Rapid Reaction: Apple’s Liquid Glass — 80% Vibes, 20% UX
A shiny new UI that looks amazing in trailers, but forgets the fundamentals of usable design.
Design innovation is supposed to move us forward. But sometimes it just circles the runway in a shinier jet.
This week, Apple unveiled its shiny new "Liquid Glass" interface — a translucent, frosted design language that will soon coat iOS and macOS in soft gradients and floaty visuals. The fanfare was predictably breathless. The interface is “delightful,” they say. “Elegant.” Words like joy, depth, and materiality got a real workout in the press release.
But let’s take a step back. Or better yet, let’s squint hard enough to actually read something on this UI.
Because under the surface — pun intended — Liquid Glass looks less like the future and more like the past dressed up in a GPU-intensive evening gown.
Look Familiar?
Let’s be clear: visually, this is impressive work. The micro-interactions and component-level animations are sleek. Buttons feel like they belong in space. The glass effect is executed with the kind of fidelity only Apple can pull off.
But as several designers have pointed out, that polish falls apart at the system level.
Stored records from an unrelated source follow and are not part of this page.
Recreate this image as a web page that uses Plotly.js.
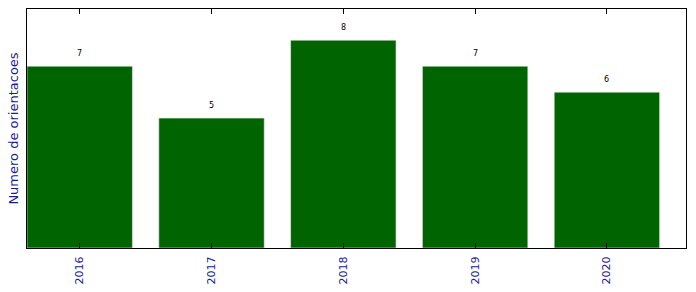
<!DOCTYPE html>
<html><head><meta charset="utf-8">
<script src="https://cdn.plot.ly/plotly-3.0.1.min.js"></script>
<style>body{margin:0;padding:0;background:#fff}#c{width:696px;height:292px}</style>
</head><body><div id="c"></div>
<script>
var years = ['2016', '2017', '2018', '2019', '2020'];
var counts = [7, 5, 8, 7, 6];
var yTitle = 'Numero de orientacoes';

var trace = {
  type: 'bar', x: [0,1,2,3,4], y: counts, width: 0.8,
  marker: {color: '#006400', line: {color: '#e8f0e8', width: 0.6}},
  hoverinfo: 'none'
};
var annotations = counts.map(function(v, i){
  return {x: i, y: v, text: String(v), showarrow: false, yanchor: 'bottom', yshift: 6,
          font: {family: 'DejaVu Sans', size: 8, color: '#000'}};
});
var layout = {
  width: 696, height: 292,
  margin: {l: 27, r: 10, t: 9, b: 44},
  paper_bgcolor: '#fff', plot_bgcolor: '#fff',
  showlegend: false,
  font: {family: 'DejaVu Sans'},
  xaxis: {range: [-0.4, 4.6], tickmode: 'array', tickvals: [0,1,2,3,4], ticktext: years,
          tickangle: -90, ticks: 'inside', ticklen: 5, tickcolor: '#000', tickwidth: 1,
          ticklabelstandoff: 3,
          showline: true, linecolor: '#000', linewidth: 1, mirror: 'ticks', showgrid: false,
          zeroline: false, tickfont: {size: 11, color: '#1a1a96', family: 'DejaVu Sans'}},
  yaxis: {range: [0, 9.2], showticklabels: false, ticks: '', showline: true, linecolor: '#000',
          linewidth: 1, mirror: true, showgrid: false, zeroline: false,
          title: {text: yTitle, font: {size: 13, color: '#1a1a96', family: 'DejaVu Sans'}, standoff: 4}},
  annotations: annotations
};
Plotly.newPlot('c', [trace], layout, {staticPlot: true, displayModeBar: false});
</script></body></html>
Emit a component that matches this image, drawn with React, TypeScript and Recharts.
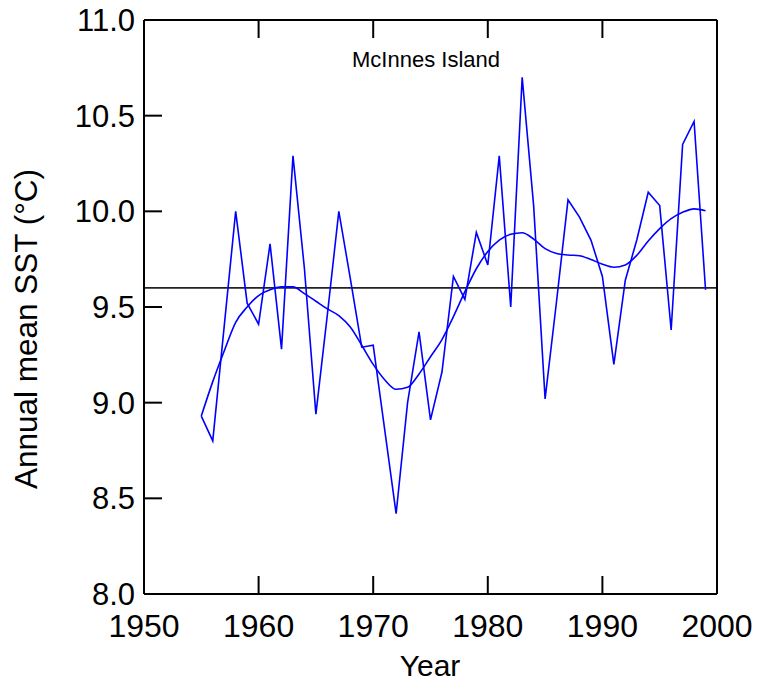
import React from "react";
import { LineChart, Line, XAxis, YAxis, ReferenceLine } from "recharts";

const years = [
  1955, 1956, 1957, 1958, 1959, 1960, 1961, 1962, 1963, 1964, 1965, 1966, 1967, 1968, 1969,
  1970, 1971, 1972, 1973, 1974, 1975, 1976, 1977, 1978, 1979, 1980, 1981, 1982, 1983, 1984,
  1985, 1986, 1987, 1988, 1989, 1990, 1991, 1992, 1993, 1994, 1995, 1996, 1997, 1998, 1999,
];

const annualSST = [
  8.93, 8.8, 9.4, 10.0, 9.52, 9.41, 9.83, 9.28, 10.29, 9.7, 8.94, 9.46, 10.0, 9.65, 9.29,
  9.3, 8.86, 8.42, 9.0, 9.37, 8.91, 9.16, 9.66, 9.54, 9.89, 9.72, 10.29, 9.5, 10.7, 10.03,
  9.02, 9.53, 10.06, 9.97, 9.85, 9.66, 9.2, 9.64, 9.85, 10.1, 10.03, 9.38, 10.35, 10.47, 9.59,
];

const smoothedSST = [
  8.93, 9.11, 9.27, 9.42, 9.5, 9.56, 9.59, 9.605, 9.605, 9.57, 9.53, 9.49, 9.455, 9.395, 9.3,
  9.2, 9.12, 9.07, 9.08, 9.15, 9.24, 9.33, 9.45, 9.58, 9.7, 9.79, 9.85, 9.88, 9.888, 9.855,
  9.805, 9.78, 9.772, 9.768, 9.748, 9.724, 9.708, 9.72, 9.77, 9.845, 9.91, 9.962, 9.995, 10.013, 10.003,
];

const meanSST = 9.6;
const xTicks = [1950, 1960, 1970, 1980, 1990, 2000];
const yTicks = [8.0, 8.5, 9.0, 9.5, 10.0, 10.5, 11.0];
const stationName = "McInnes Island";
const xTitle = "Year";
const yTitle = "Annual mean SST (°C)";

const data = years.map((y, i) => ({ year: y, sst: annualSST[i], smooth: smoothedSST[i] }));

const FONT = "'Liberation Sans', Arial, sans-serif";
const TICK_LEN = 18;

const BottomTick = (p: any) => (
  <g>
    <line x1={p.x} y1={p.y} x2={p.x} y2={p.y - TICK_LEN} stroke="#000" strokeWidth={2} />
    <text x={p.x} y={p.y + 43} textAnchor="middle" fontSize={32} fontFamily={FONT} fill="#000">
      {p.payload.value}
    </text>
  </g>
);

const TopTick = (p: any) => (
  <line x1={p.x} y1={p.y} x2={p.x} y2={p.y + TICK_LEN} stroke="#000" strokeWidth={2} />
);

const LeftTick = (p: any) => (
  <g>
    <line x1={p.x} y1={p.y} x2={p.x + TICK_LEN} y2={p.y} stroke="#000" strokeWidth={2} />
    <text x={p.x - 9} y={p.y + 11} textAnchor="end" fontSize={31} fontFamily={FONT} fill="#000">
      {Number(p.payload.value).toFixed(1)}
    </text>
  </g>
);

const RightTick = (p: any) => (
  <line x1={p.x} y1={p.y} x2={p.x - TICK_LEN} y2={p.y} stroke="#000" strokeWidth={2} />
);

export default function App() {
  return (
    <div style={{ position: "absolute", left: 0, top: 0, width: 759, height: 683, background: "#fff" }}>
      <LineChart
        width={759}
        height={683}
        data={data}
        margin={{ top: 19, right: 41, bottom: 88, left: 143 }}
      >
        <XAxis
          dataKey="year"
          type="number"
          domain={[1950, 2000]}
          ticks={xTicks}
          interval={0}
          height={1}
          tickSize={0}
          tickMargin={0}
          tickLine={false}
          tick={BottomTick}
          axisLine={{ stroke: "#000", strokeWidth: 2 }}
          label={{
            content: () => (
              <text x={430} y={676} textAnchor="middle" fontSize={30} fontFamily={FONT} fill="#000">
                {xTitle}
              </text>
            ),
          }}
        />
        <XAxis
          xAxisId="top"
          orientation="top"
          dataKey="year"
          type="number"
          domain={[1950, 2000]}
          ticks={xTicks}
          interval={0}
          height={1}
          tickSize={0}
          tickMargin={0}
          tickLine={false}
          tick={TopTick}
          axisLine={{ stroke: "#000", strokeWidth: 2 }}
          label={{
            content: () => (
              <text x={426} y={67} textAnchor="middle" fontSize={22} fontFamily={FONT} fill="#000">
                {stationName}
              </text>
            ),
          }}
        />
        <YAxis
          type="number"
          domain={[8, 11]}
          ticks={yTicks}
          interval={0}
          width={1}
          tickSize={0}
          tickMargin={0}
          tickLine={false}
          tick={LeftTick}
          axisLine={{ stroke: "#000", strokeWidth: 2 }}
          label={{
            content: () => (
              <text
                x={0}
                y={0}
                transform="translate(37, 329) rotate(-90)"
                textAnchor="middle"
                fontSize={31.5}
                fontFamily={FONT}
                fill="#000"
              >
                {yTitle}
              </text>
            ),
          }}
        />
        <YAxis
          yAxisId="right"
          orientation="right"
          type="number"
          domain={[8, 11]}
          ticks={yTicks}
          interval={0}
          width={1}
          tickSize={0}
          tickMargin={0}
          tickLine={false}
          tick={RightTick}
          axisLine={{ stroke: "#000", strokeWidth: 2 }}
        />
        <ReferenceLine y={meanSST} stroke="#222" strokeWidth={1.6} />
        <Line
          dataKey="sst"
          type="linear"
          stroke="#0000ff"
          strokeWidth={1.6}
          dot={false}
          isAnimationActive={false}
        />
        <Line
          dataKey="smooth"
          type="monotone"
          stroke="#0000ff"
          strokeWidth={1.6}
          dot={false}
          isAnimationActive={false}
        />
      </LineChart>
    </div>
  );
}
Once you stack components, layer background blur, and push the interface into real-world scenarios, you quickly run into issues: readability tanks, contrast drops, and accessibility gets thrown under a bus driven by Jony Ive’s ghost.
And let’s be honest — haven’t we seen this before? Windows Vista from Microsoft tried the translucent-glass thing almost two decades ago. It looked futuristic in screenshots, but in actual use? Sluggish, impractical, and ultimately forgettable.
Apple already nailed the glass look once with Mac OS X’s original Aqua — it was bright, fun, and shockingly readable. This new version feels like a regression: all the gloss, none of the clarity.
The Accessibility Regression
Let’s talk usability. Or the lack of it.
“Liquid Glass” seems like a step backward for users with any kind of visual impairment. The blurred backgrounds and translucency effects are beautiful in motion but difficult to parse in daily use. If you have to dig into system settings to make your OS legible, that’s not thoughtful design — that’s a bug disguised as a feature.
There are already user-created workarounds circulating — not a great sign when the thing hasn’t even launched yet. Among the concerns:
Inconsistent contrast and legibility across apps
Poor visibility for low-light or low-vision users
System lag or power strain on older devices (because yes, rendering live glass isn’t cheap)
Remember: accessibility isn't optional flair. It's foundational. Or at least it should be.
Pretty ≠ Practical
Of course, Apple is positioning this shift as a design renaissance — a move beyond flat design, away from the minimalist palettes of the last decade. Fine. We’ve been due for a visual evolution.
But visual style without functional thinking is just motion graphics with a login screen.
Even back in the genie-effect days of early OS X, Apple’s aesthetic choices still worked. The Aqua interface wasn’t just fun — it was readable, usable, and ran smoothly on the hardware of the time. Liquid Glass? It feels like a concept trailer that accidentally escaped into the real world.
Which brings us to the question: Why now?
Is This the Precursor to “Post-Screen” Design?
Some speculate this is Apple easing us into a world of spatial computing — where your primary UI is in a headset or glasses (see here). If so, maybe this ethereal UI makes sense on floating glass panels in mixed reality.
But if you're rolling this out for phones, laptops, and tablets first? Then the effect needs to serve real-world usability — not just camera demos.
Until we’re all wearing Vision Pros on the subway, the OS still needs to work in sunlight. On aging screens. For people with different needs.
TL;DR: Design for Real People, Not Just Promo Videos
Apple’s Liquid Glass is a compelling design experiment — and a masterclass in aesthetics — but a frustrating experience in practice. It may wow in the keynote trailer, but everyday users don’t live inside a launch video.
And when the best reaction to your UI update is this tweet…
“liquid glass is the UI equivalent of putting vaseline on your windshield and saying it's more immersive.”
— @battleangelviv
…it might be time to revisit your user testing priorities.
At Orbit, we love beautiful design. But more than that, we believe good design should never get in your way. The best interfaces don’t ask you to admire them — they just work.